OPINION AND ORDER This matter is before the Court on the Motion for Certification of Immediate Interlocutory Appeal [DE 146] filed by Plaintiff, United States Steel Corporation, on February 13, 2026. Defendants, Stone Transport, LP and Load n Go Express LLC (hereinafter collectively referred to as “Defendants”), filed their Responses [DE 150-151] on February 27, 2026. Plaintiff replied on March 5, 2026. See [DE 153]. For the foregoing reasons, Plaintiff’s Motion [DE 146] is DENIED. BACKGROUND Plaintiff initiated this cause of action on April 11, 2024, alleging the theft of scrap metal valued at more than $5 million. [DE 1]. After a first round of motions to dismiss were filed, Plaintiff filed an Amended Complaint [DE 70] on October 17, 2024. In the Amended Complaint, Plaintiff brought claims against Defendants under the Carmack Amendment, Indiana Crime Victims Relief Act, as well as claims for conversion, negligent hiring, training, or supervision, fraud, negligent bailment, and breach of contract. [DE 70]. Defendants then moved to dismiss the Amended Complaint on October 31, 2024. See [DE 77, 79]. On September 11, 2025, the Court granted in part and denied in part the motions to dismiss. [DE 116]. The Court dismissed all claims against Defendants except for the claims of conversion, negligent bailment, and the claims brought under the Indiana Crime Victims Relief Act. [Id.]. Over three months later, on December 16, 2025, Plaintiff filed a motion requesting that the Court clarify

whether the dismissed counts were dismissed with or without prejudice. See [DE 131 at 2]. Specifically, Plaintiff asked the Court to “confirm that the dismissal … was without prejudice and d[id] not foreclose Plaintiff’s right to seek leave to amend under Fed. R. Civ. P. 15(a)(2) following discovery.” [Id.] On January 14, 2026, the Court clarified its earlier ruling as follows: A dismissal under Federal Rule of Civil Procedure 12(b)(6) “operates as an adjudication on the merits[,]” and is with prejudice unless otherwise specified. Ryder v. Hyles, 27 F.4th 1253, 1258 (7th Cir. 2022) (internal citations omitted); Fed. R. Civ. Pro. 41(b). Accordingly, this Court’s dismissal of Counts II, III, XXX, XXXI, XXXIV, XXXV, and XLI of the First Amended Complaint against [Defendants] is with prejudice.

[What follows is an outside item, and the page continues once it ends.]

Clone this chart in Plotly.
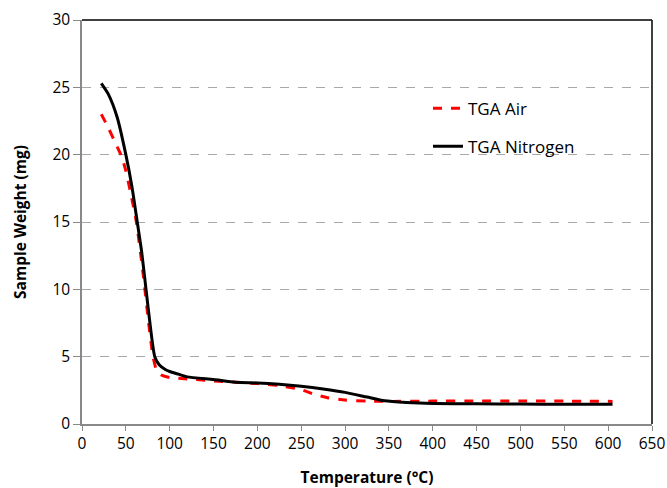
import plotly.graph_objects as go

air_T = [22, 30, 40, 45, 50, 55, 62, 70, 76, 81, 85, 90, 100, 110, 130, 150, 175, 200, 225, 250, 265, 280, 300, 325, 350, 400, 450, 500, 550, 605]
air_W = [23.0, 22.0, 20.6, 19.9, 18.8, 17.3, 15.0, 11.0, 7.5, 5.0, 4.0, 3.65, 3.45, 3.4, 3.3, 3.2, 3.1, 3.0, 2.85, 2.55, 2.2, 1.95, 1.78, 1.7, 1.68, 1.7, 1.7, 1.7, 1.7, 1.68]

n2_T = [22, 30, 40, 50, 57, 63, 68, 73, 78, 83, 88, 95, 100, 110, 120, 150, 175, 200, 225, 250, 275, 300, 325, 345, 370, 400, 450, 500, 550, 605]
n2_W = [25.3, 24.5, 22.8, 20.0, 17.6, 15.0, 12.8, 10.0, 7.2, 5.0, 4.4, 4.05, 3.9, 3.7, 3.5, 3.3, 3.1, 3.05, 2.95, 2.8, 2.6, 2.35, 2.0, 1.72, 1.6, 1.53, 1.5, 1.48, 1.47, 1.46]

x_ticks = list(range(0, 651, 50))
y_ticks = list(range(0, 31, 5))

fig = go.Figure()
fig.add_trace(go.Scatter(x=air_T, y=air_W, mode="lines", name="TGA Air",
                         line=dict(color="#ff0000", width=3, dash="dash", shape="spline", smoothing=0.6),
                         legendgroup="a"))
fig.add_trace(go.Scatter(x=n2_T, y=n2_W, mode="lines", name="TGA Nitrogen",
                         line=dict(color="#000000", width=3, shape="spline", smoothing=0.6),
                         legendgroup="b"))

font = "Open Sans, Liberation Sans, sans-serif"
fig.update_layout(
    width=667, height=488,
    margin=dict(l=82, r=15, t=20, b=64),
    plot_bgcolor="white", paper_bgcolor="white",
    font=dict(family=font, size=16, color="black"),
    legend=dict(x=0.607, y=0.825, xanchor="left", yanchor="top",
                traceorder="grouped", tracegroupgap=13,
                font=dict(size=17), bgcolor="rgba(0,0,0,0)"),
    xaxis=dict(range=[0, 650], tickvals=x_ticks, showgrid=False, automargin=False,
               showline=True, linecolor="#898989", linewidth=1.5,
               ticks="outside", tickcolor="#898989", ticklen=5,
               zeroline=False, tickfont=dict(size=15.5),
               title=dict(text="<b>Temperature (°C)</b>", font=dict(size=15.5), standoff=20)),
    yaxis=dict(range=[0, 30], tickvals=y_ticks, showgrid=True, automargin=False,
               gridcolor="#a8a8a8", griddash="dash", gridwidth=1,
               showline=True, linecolor="#898989", linewidth=1.5,
               ticks="outside", tickcolor="#898989", ticklen=7,
               zeroline=False, tickfont=dict(size=15.5),
               title=dict(text="<b>Sample Weight (mg)</b>", font=dict(size=15.5), standoff=22)),
    shapes=[
        dict(type="line", xref="paper", yref="paper", x0=0, x1=1, y0=1, y1=1,
             line=dict(color="black", width=1.5)),
        dict(type="line", xref="paper", yref="paper", x0=1, x1=1, y0=0, y1=1,
             line=dict(color="black", width=1.5)),
    ],
)

fig.write_html("out.html")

To Plaintiff’s further inquiry regarding its ability to seek leave to amend its complaint: although the Court must freely give leave to amend as justice so requires, amendment still must be warranted, especially given that Plaintiff has already amended its complaint once. See Runnion ex rel. Runnion v. Girl Scouts of Greater Chicago & Nw. Indiana, 786 F.3d 510, 519 (7th Cir. 2015) (reminding that the presumption is that a plaintiff, whose original complaint has been dismissed under Rule 12(b)(6), is to be given leave to amend before the entire action is dismissed).

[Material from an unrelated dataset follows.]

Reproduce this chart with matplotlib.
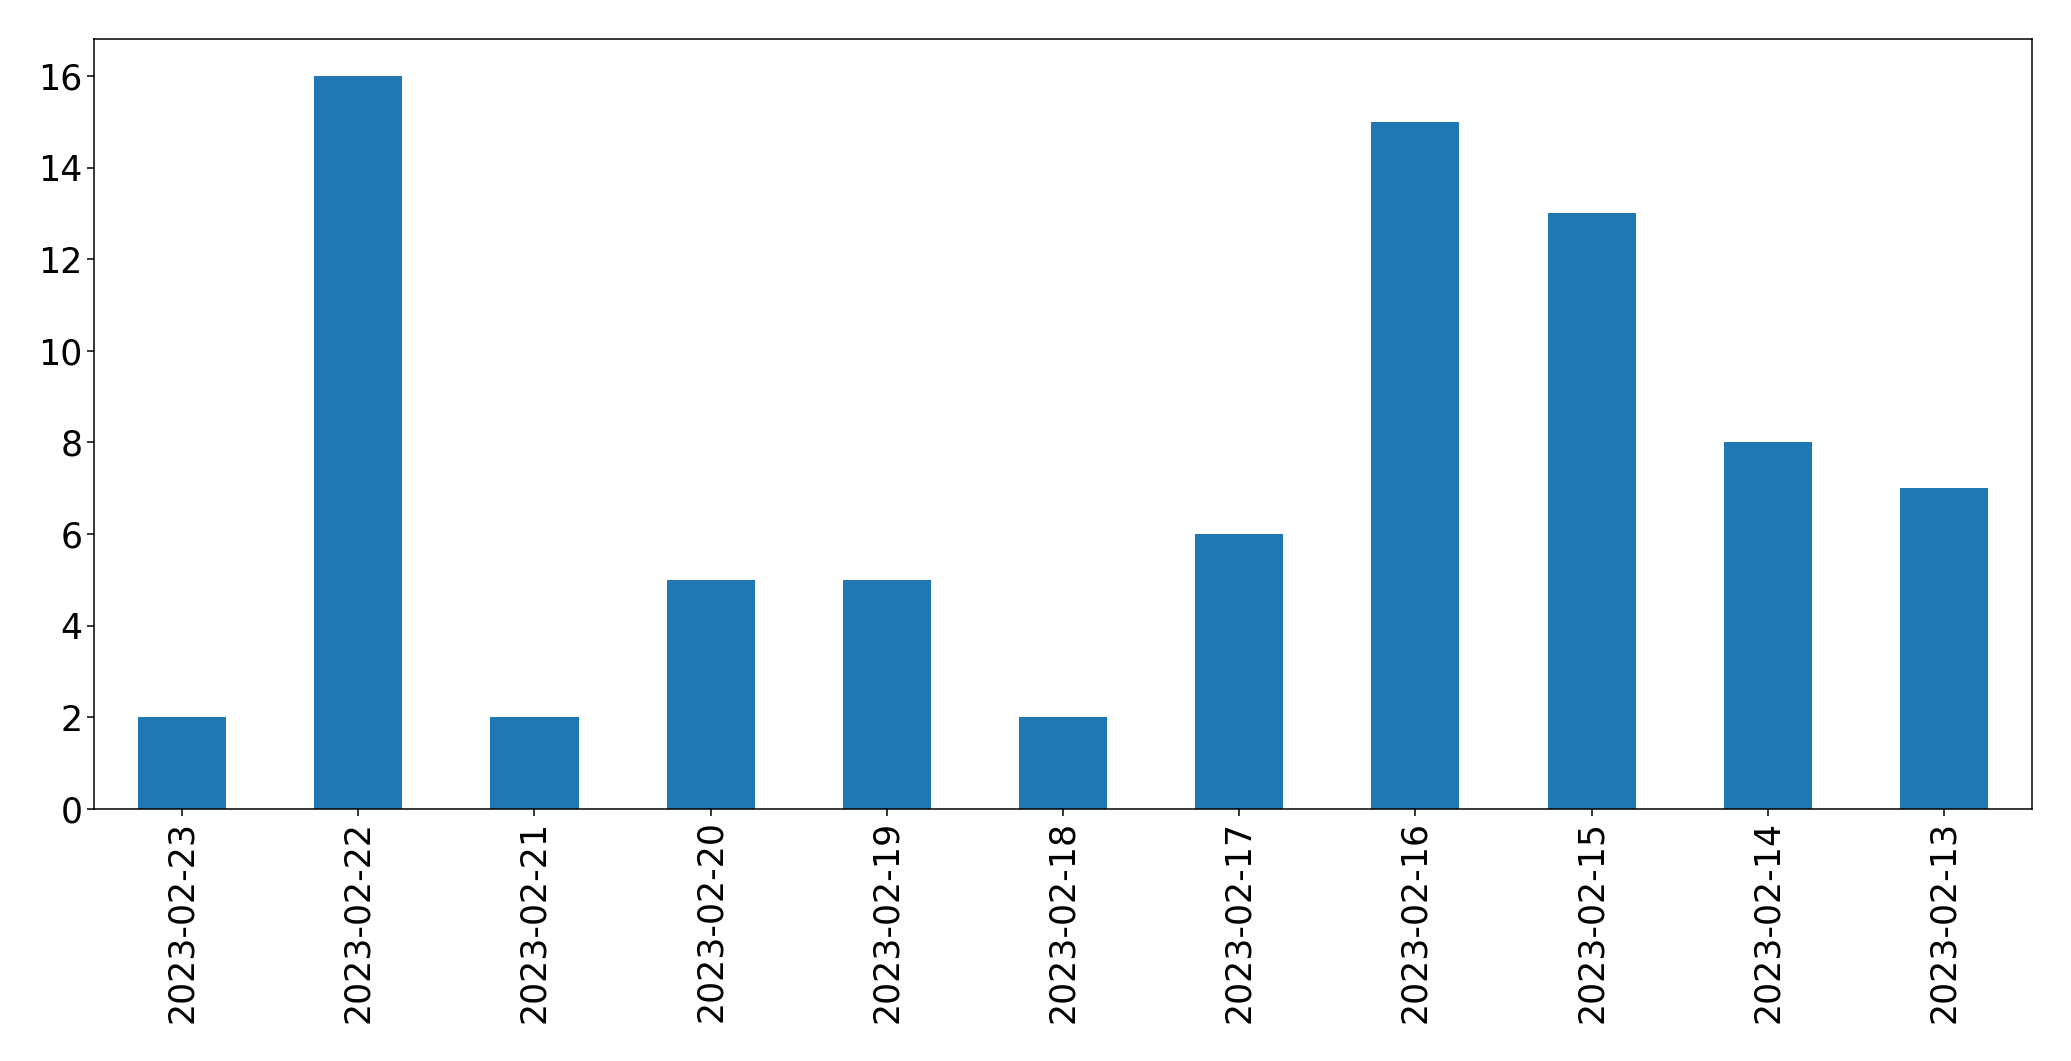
import matplotlib
matplotlib.use("Agg")
import matplotlib.pyplot as plt

# daily counts, newest first (as in the original index order)
dates = ["2023-02-23", "2023-02-22", "2023-02-21", "2023-02-20", "2023-02-19",
         "2023-02-18", "2023-02-17", "2023-02-16", "2023-02-15", "2023-02-14",
         "2023-02-13"]
counts = [2, 16, 2, 5, 5, 2, 6, 15, 13, 8, 7]

fig = plt.figure(figsize=(20.71, 10.61), dpi=100)
ax = fig.add_axes([0.0454, 0.2375, 0.9358, 0.7255])

x = range(len(dates))
ax.bar(x, counts, width=0.5, color="#1f77b4")

# style plot
ax.set_xlim(-0.5, len(dates) - 0.5)
ax.set_ylim(0, max(counts) * 1.05)
ax.set_xticks(list(x))
ax.set_xticklabels(dates, rotation=90)
ax.set_yticks(range(0, 17, 2))
ax.tick_params(labelsize=25, length=4.8, width=1.1)
for s in ax.spines.values():
    s.set_linewidth(1.1)

fig.savefig("out.png", dpi=100)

[DE 145]. Now, more than five months after the Court decided Defendants’ Motions to Dismiss (hereinafter referred to as the “Dismissal Order”), Plaintiff is asking that the Court immediately certify the Dismissal Order for interlocutory appeal. [DE 146]. LEGAL STANDARD The Court may certify an order for interlocutory appeal if it “involves a controlling question of law, as to which there is a substantial ground for difference of opinion and that an immediate appeal from the order may materially advance the ultimate determination of the litigation.” 28 U.S.C. § 1292(b). The Seventh Circuit has interpreted § 1292(b)’s to impose four criteria, all of which must be met in order to justify certification: [T]here must be a question of law, it must be controlling, it must be contestable, and its resolution must promise to speed up the litigation. There is also a nonstatutory requirement: the petition must be filed in the district court within a reasonable time after the order sought to be appealed.

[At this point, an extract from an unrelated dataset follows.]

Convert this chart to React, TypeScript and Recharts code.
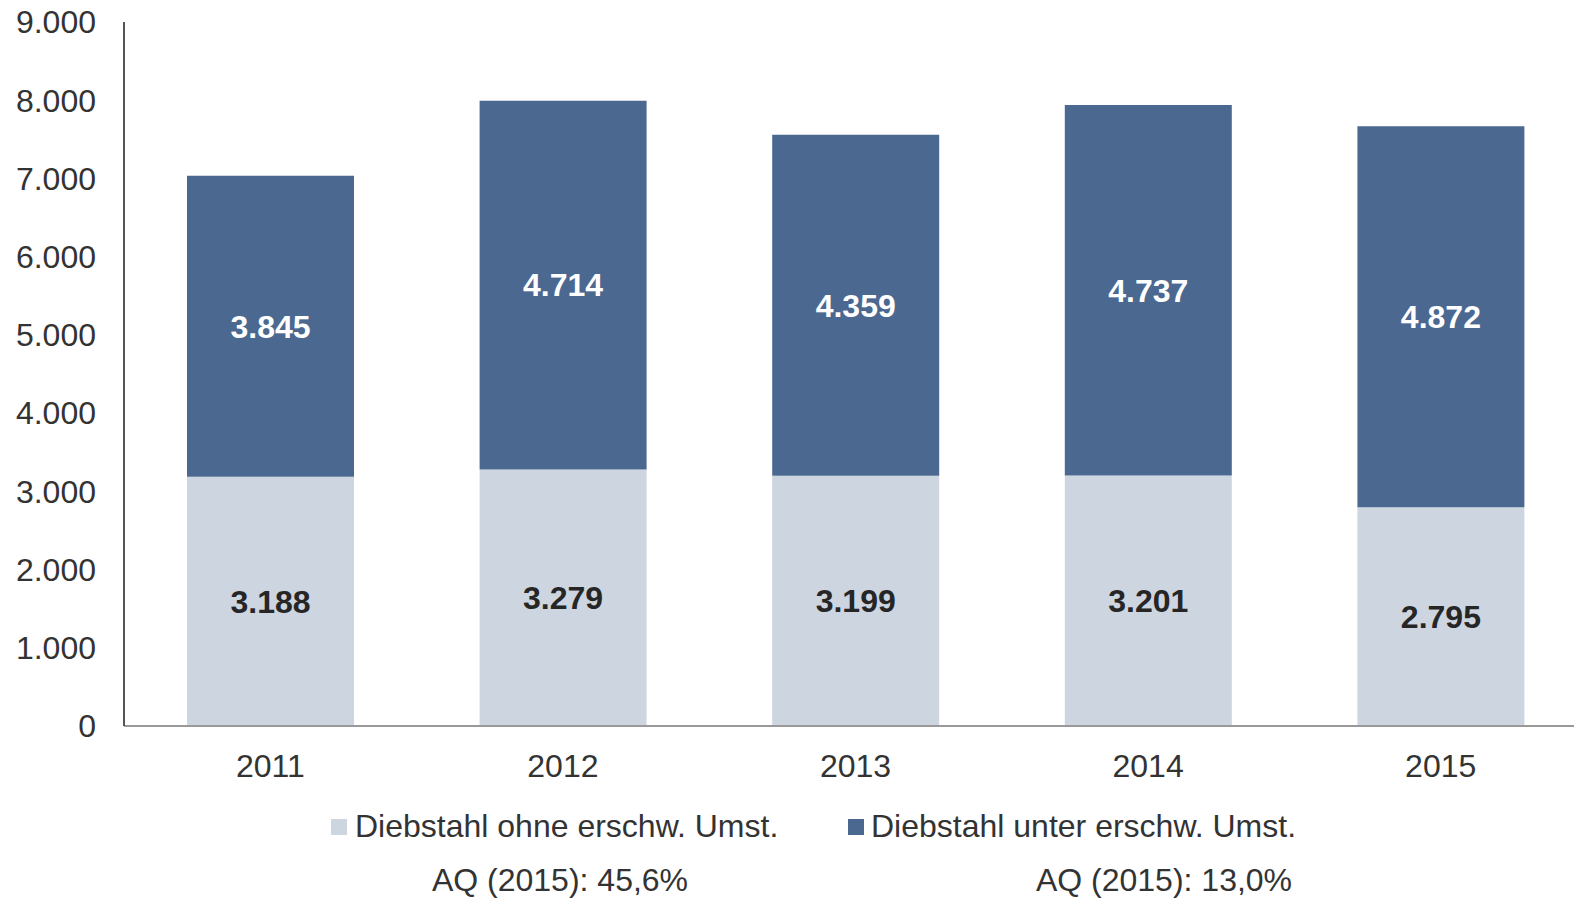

Ahrenholz v. Bd. of Tr. of Univ. of Ill., 219 F.3d 674, 675 (7th Cir. 2000). “We have interpreted ‘question of law’ to refer to a question regarding the meaning of a statutory or constitutional provision, regulation or common law doctrine.” Boim v. Quranic Literacy Inst., 291 F.3d 1000, 1007 (7th Cir. 2002). DISCUSSION Before, analyzing whether the above criteria has been met, the Court must first determine whether the request to certify is timely. While “there is no time limit in the statute or in any applicable rules for seeking the district judge's permission to appeal under [28 U.S.C. § 1292(b) … a district judge should not grant an inexcusably dilatory request. Richardson Elecs., Ltd. v. Panache Broad. of Pennsylvania, Inc., 202 F.3d 957, 958 (7th Cir. 2000); INTL FCStone Fin. Inc. v. Jacobson, 950 F.3d 491, 500 (7th Cir. 2020) (holding that seven months between the entry of the order sought to be appealed and the request for the district court’s certification was untimely). Courts in this District as well as within the Seventh Circuit, have routinely held requests “filed more than a month or so after the order sought to be appealed are often deemed untimely.” Valbruna Slater Steel Corp. v. Joslyn Mfg. Co., 2016 WL 1593232, at *5 (N.D. Ind. Apr. 21, 2016) (emphasis added); see also Ballheimer v. Batts, 2020 WL 6161550, at *1 (S.D. Ind. Oct. 21, 2020) (holding that “[w]hile there is no bright-line rule for reasonableness, delays of this length[, four months,] are routinely rejected as unreasonable by courts within our circuit”); (noting that two- month delay was sufficient grounds to deny petition for interlocutory appeal); Damiani for Estate of Damiani v. Allen, 2018 WL 6505929, at *2 (S.D. Ind. Dec. 11, 2018) (holding that a request to certify 73 days later to be unreasonable); In re Yasmin & Yaz (Drospirenone) Mktg., Sales Practices & Products Liab. Litig., 2012 WL 662334, at *1 (S.D. Ill. Feb. 29, 2012) (deeming 64-

day delay to be untimely); Abrams v. Van Kampen Funds, Inc., Fed. Sec. L. Rep. P 92023 (N.D. Ill. Aug. 27, 2002) (explaining that “[t]he two-month delay in seeking certification may be considered inexcusably dilatory”). In its opening brief, Plaintiff does not address the reason for waiting more than five months to request certification of immediate interlocutory appeal. Defendants, however, argue that Plaintiff’s request is “well outside the permissible bounds of a reasonable time after the Court entered the [September 11, 2025] order to be appealed.” [DE 150 at 2]. In reply, Plaintiff justifies the lengthy delay with its need for clarification of the Dismissal Order. [DE 153 at 2]. Plaintiff argues that it was only on January 14, 2026, that the need for an immediate interlocutory appeal became apparent as that is when the Court clarified that the claims previously dismissed were

dismissed with prejudice. [Id. 2-3].